Prior to Little Wolf, Gatti was a hobbyist home-roaster in Seattle, Wash., armed with a Qwest M3 and a desire to learn more. After some formal SCAA classes he decided to follow his passion out of a seasonal tax preparation business and into professional coffee while also moving from Seattle to the Boston area. Now his greens sourced through Café Imports, Red Fox Coffee Merchants, Levelup Coffee and Nordic Approach are packaged for retail and wholesale and made into drinks served in the High Street location in Ipswich and other events both public and private.

Little Wolf Coffee Massachusetts

The equipment on the capsule includes a La Marzocco GS3 MP customized by Pantechnicon Design, a two-headed Mahlkonig EKK43 grinder, a one-gallon Curtis batch brewer and a hot water tower for tea and Americanos.

Coffees are roasted preserve and showcase their natural characteristics first and foremost, not to fit any predetermined method of brewing, although in the sourcing process particularly in the early days of the business, Gatti wanted to provide a spectrum of versatile options that are flexible enough to accommodate customers’ various home practices as well as to be rotated through both espresso and brew on the café bar.

“Our Kenyan still has the distinct juicy Kenyan acidity, but it errs much more on the sweet side, so it’s more caramely than it is tomatoey or anything like that,” said Gatti, adding that its sweetness makes it suitable for espresso. “It actually even pairs with milk pretty well, which is rare for a Kenyan.
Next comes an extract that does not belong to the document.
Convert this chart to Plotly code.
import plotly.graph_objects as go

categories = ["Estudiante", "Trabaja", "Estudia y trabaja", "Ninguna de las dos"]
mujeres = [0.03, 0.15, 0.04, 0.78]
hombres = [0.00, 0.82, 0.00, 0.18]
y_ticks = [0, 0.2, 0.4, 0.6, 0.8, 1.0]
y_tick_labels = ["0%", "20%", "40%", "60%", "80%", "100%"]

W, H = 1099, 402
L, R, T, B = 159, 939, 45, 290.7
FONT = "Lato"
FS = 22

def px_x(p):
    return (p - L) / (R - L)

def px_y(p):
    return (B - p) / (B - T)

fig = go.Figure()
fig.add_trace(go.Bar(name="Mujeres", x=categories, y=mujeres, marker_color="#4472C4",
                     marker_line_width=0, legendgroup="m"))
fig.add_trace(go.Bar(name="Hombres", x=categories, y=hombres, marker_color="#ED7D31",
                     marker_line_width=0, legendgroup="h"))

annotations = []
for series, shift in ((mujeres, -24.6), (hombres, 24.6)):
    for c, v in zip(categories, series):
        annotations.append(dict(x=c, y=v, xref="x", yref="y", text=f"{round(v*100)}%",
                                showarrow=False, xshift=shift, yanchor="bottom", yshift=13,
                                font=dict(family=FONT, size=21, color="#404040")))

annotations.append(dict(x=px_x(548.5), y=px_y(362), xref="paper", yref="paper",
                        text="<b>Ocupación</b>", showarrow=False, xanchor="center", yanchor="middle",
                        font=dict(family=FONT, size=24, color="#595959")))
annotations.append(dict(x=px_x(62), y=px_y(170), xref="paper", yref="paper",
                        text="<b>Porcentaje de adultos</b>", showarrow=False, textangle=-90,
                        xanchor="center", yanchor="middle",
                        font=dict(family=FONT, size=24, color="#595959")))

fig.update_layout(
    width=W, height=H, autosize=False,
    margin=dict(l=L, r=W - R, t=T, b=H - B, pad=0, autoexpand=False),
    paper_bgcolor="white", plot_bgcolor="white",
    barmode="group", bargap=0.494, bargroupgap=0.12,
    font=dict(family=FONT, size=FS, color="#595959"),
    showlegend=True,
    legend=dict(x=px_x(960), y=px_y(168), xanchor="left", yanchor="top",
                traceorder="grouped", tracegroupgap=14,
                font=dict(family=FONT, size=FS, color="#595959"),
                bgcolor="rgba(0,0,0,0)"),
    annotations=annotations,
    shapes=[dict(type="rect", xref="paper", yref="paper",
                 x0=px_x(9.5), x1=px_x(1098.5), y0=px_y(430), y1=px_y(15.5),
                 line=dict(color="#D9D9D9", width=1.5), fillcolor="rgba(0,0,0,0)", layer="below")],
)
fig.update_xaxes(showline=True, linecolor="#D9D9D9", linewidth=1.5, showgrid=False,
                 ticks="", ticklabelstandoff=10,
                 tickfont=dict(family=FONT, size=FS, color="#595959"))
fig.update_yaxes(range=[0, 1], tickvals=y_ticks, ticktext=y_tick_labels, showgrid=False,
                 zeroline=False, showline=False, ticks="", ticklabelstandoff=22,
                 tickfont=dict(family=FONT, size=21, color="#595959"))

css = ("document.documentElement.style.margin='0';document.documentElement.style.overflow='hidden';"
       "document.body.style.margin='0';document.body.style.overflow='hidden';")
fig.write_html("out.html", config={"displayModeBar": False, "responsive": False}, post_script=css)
It definitely was a thought I was going into in sourcing that Kenyan.”

Little Wolf Coffee Massachusetts

The initial offerings of Little Wolf include the Kenyan, a Colombian for lovers of the classic, familiar coffee style, and one washed and one natural Ethiopian — a spread Gatti thinks hits enough different bases to please a variety of palates, without having to shoehorn a bean into a roast level or a brew-method profile that’s anything other than truest to its inherently unique qualities.
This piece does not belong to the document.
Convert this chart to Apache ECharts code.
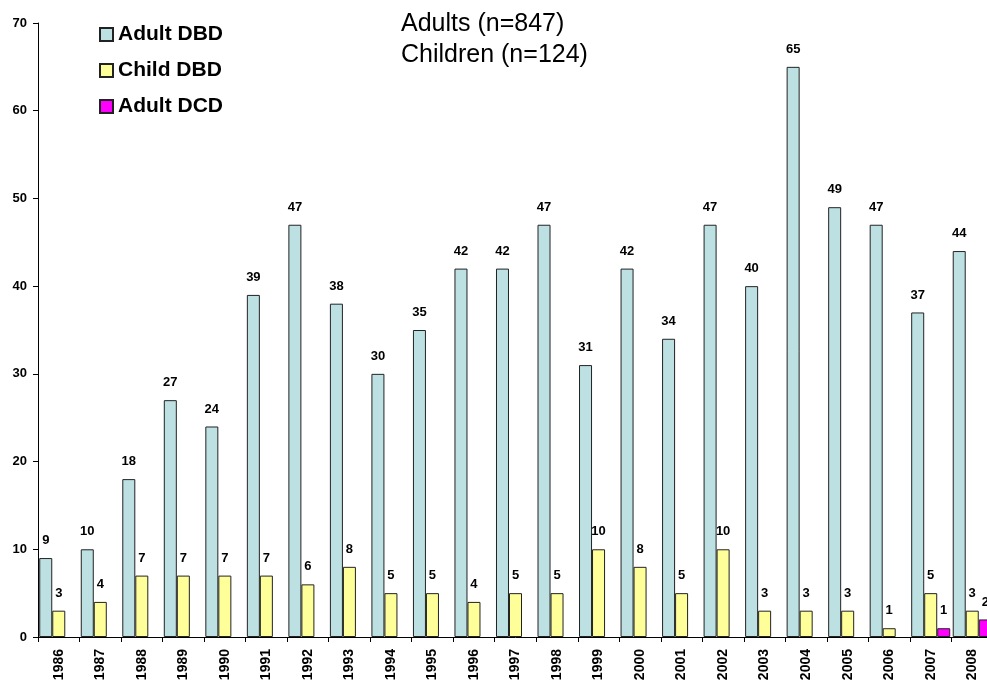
<!DOCTYPE html>
<html>
<head>
<meta charset="utf-8">
<script src="https://cdn.jsdelivr.net/npm/echarts@6/dist/echarts.min.js"></script>
<style>
html,body{margin:0;padding:0;background:#fff;overflow:hidden;width:987px;height:684px;}
#chart{width:993px;height:684px;}
</style>
</head>
<body>
<div id="chart"></div>
<script>
const years = ['1986','1987','1988','1989','1990','1991','1992','1993','1994','1995','1996','1997','1998','1999','2000','2001','2002','2003','2004','2005','2006','2007','2008'];
const adultDBD = [9,10,18,27,24,39,47,38,30,35,42,42,47,31,42,34,47,40,65,49,47,37,44];
const childDBD = [3,4,7,7,7,7,6,8,5,5,4,5,5,10,8,5,10,3,3,3,1,5,3];
const adultDCD = [null,null,null,null,null,null,null,null,null,null,null,null,null,null,null,null,null,null,null,null,null,1,2];
const yTicks = {min:0, max:70, interval:10};

const FONT = 'Arial, "Liberation Sans", sans-serif';
const chart = echarts.init(document.getElementById('chart'), null, {renderer:'canvas'});
const labelCfg = {show:true, position:'top', distance:11, fontFamily:FONT, fontWeight:'bold', fontSize:13, color:'#000'};
function bar(name, data, color){
  return {name, type:'bar', data, barGap:'0%', barCategoryGap:'6%',
    itemStyle:{color, borderColor:'#222', borderWidth:1},
    label:labelCfg, emphasis:{disabled:true}};
}
chart.setOption({
  animation:false,
  backgroundColor:'#fff',
  title:{text:'Adults (n=847)\nChildren (n=124)', left:396, top:4,
    textStyle:{fontFamily:FONT, fontWeight:'normal', fontSize:25, lineHeight:31, color:'#000'}},
  legend:{orient:'vertical', left:94, top:19, itemWidth:13, itemHeight:13, itemGap:15,
    icon:'rect',
    textStyle:{fontFamily:FONT, fontWeight:'bold', fontSize:21, color:'#000', lineHeight:20},
    data:['Adult DBD','Child DBD','Adult DCD']},
  grid:{left:38, top:23, bottom:47, right:0, containLabel:false},
  xAxis:{type:'category', data:years,
    axisLine:{lineStyle:{color:'#000', width:1}},
    axisTick:{show:true, length:5, lineStyle:{color:'#000'}},
    axisLabel:{rotate:90, margin:12, fontFamily:FONT, fontWeight:'bold', fontSize:14, color:'#000', interval:0}},
  yAxis:{type:'value', min:yTicks.min, max:yTicks.max, interval:yTicks.interval,
    axisLine:{show:true, lineStyle:{color:'#000', width:1}},
    axisTick:{show:true, length:5, lineStyle:{color:'#000'}},
    splitLine:{show:false},
    axisLabel:{margin:11, fontFamily:FONT, fontWeight:'bold', fontSize:13, color:'#000'}},
  series:[
    bar('Adult DBD', adultDBD, '#BDE1E3'),
    bar('Child DBD', childDBD, '#FFFF99'),
    bar('Adult DCD', adultDCD, '#FF00FF')
  ]
});
</script>
</body>
</html>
Going forward, in the long run Gatti can foresee an additional retail location that would be a more centrally located, higher-volume flagship for the brand, while in the immediate term, growing the wholesale business and spreading brand awareness through events and pop-ups is the plan.
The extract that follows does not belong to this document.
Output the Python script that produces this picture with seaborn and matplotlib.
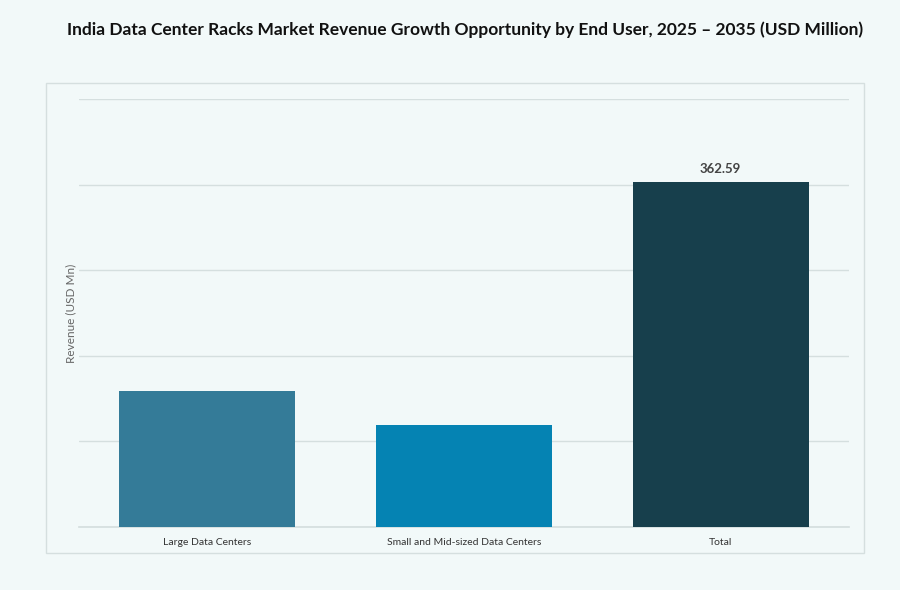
import seaborn as sns
import matplotlib.pyplot as plt
import pandas as pd
from matplotlib.patches import Rectangle

# data
segments = ["Large Data Centers", "Small and Mid-sized Data Centers", "Total"]
revenue = [143.3, 107.6, 362.59]
bar_colors = ["#347b98", "#0583b3", "#173f4c"]
y_ticks = [0, 90, 180, 270, 360, 450]

df = pd.DataFrame({"segment": segments, "revenue": revenue})

bg = "#f2f9f9"
sns.set_theme(style="white")
plt.rcParams['font.family'] = ['Lato', 'DejaVu Sans']

fig = plt.figure(figsize=(9, 5.9), dpi=100, facecolor=bg)

# outer panel box
fig.patches.append(Rectangle((46 / 900, 1 - 553 / 590), (864 - 46) / 900, (553 - 83) / 590,
                             transform=fig.transFigure, facecolor=bg, edgecolor="#d5dfdf",
                             linewidth=1.0, zorder=-1))

ax = fig.add_axes([79 / 900, 1 - 527 / 590, (849 - 79) / 900, (527 - 99) / 590])
ax.set_zorder(2)
ax.set_facecolor(bg)

sns.barplot(data=df, x="segment", y="revenue", hue="segment", palette=bar_colors,
            width=0.686, legend=False, ax=ax, zorder=3, saturation=1, linewidth=0)

ax.set_xlim(-0.5, 2.5)
ax.set_ylim(0, 450)
ax.set_yticks(y_ticks)
ax.yaxis.grid(True, color="#d5dfdf", linewidth=1.0, zorder=0)
ax.set_axisbelow(True)
ax.tick_params(axis="y", left=False, labelleft=False)
ax.tick_params(axis="x", bottom=False, labelsize=7.5, labelcolor="#333333", pad=2)
for s in ["top", "right", "left"]:
    ax.spines[s].set_visible(False)
ax.spines["bottom"].set_color("#d5dfdf")
ax.set_xlabel("")
ax.set_ylabel("Revenue (USD Mn)", fontsize=8.5, color="#666666", labelpad=2)

# value label only on the total bar
ax.text(2, revenue[2] + 7, f"{revenue[2]:.2f}", ha="center", va="bottom",
        fontsize=9.5, fontweight="bold", color="#444444")

fig.text(465 / 900, 1 - 30 / 590,
         "India Data Center Racks Market Revenue Growth Opportunity by End User, 2025 \u2013 2035 (USD Million)",
         ha="center", va="center", fontsize=12.5, fontweight="bold", color="#111111")

fig.savefig("out.png", dpi=100, facecolor=bg)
Little Wolf Coffee Massachusetts

“I would love to get our coffee into more places in the immediate New England area because I feel like New England has a lot of growth yet to come in coffee. We’re so ingrained with Dunkin Donuts with our culture up here that specialty coffee has been a little bit slower to catch on,” said Gatti, adding that he’d like to provide people’s first experience with a note of natural strawberry in the cup, to give them the best latte they’ve ever had, or to simply spread the quality and sustainability messages of specialty coffee in general. “I really wanted to be able to share with people that coffee doesn’t have to be what Dunkin Donuts says coffee is.”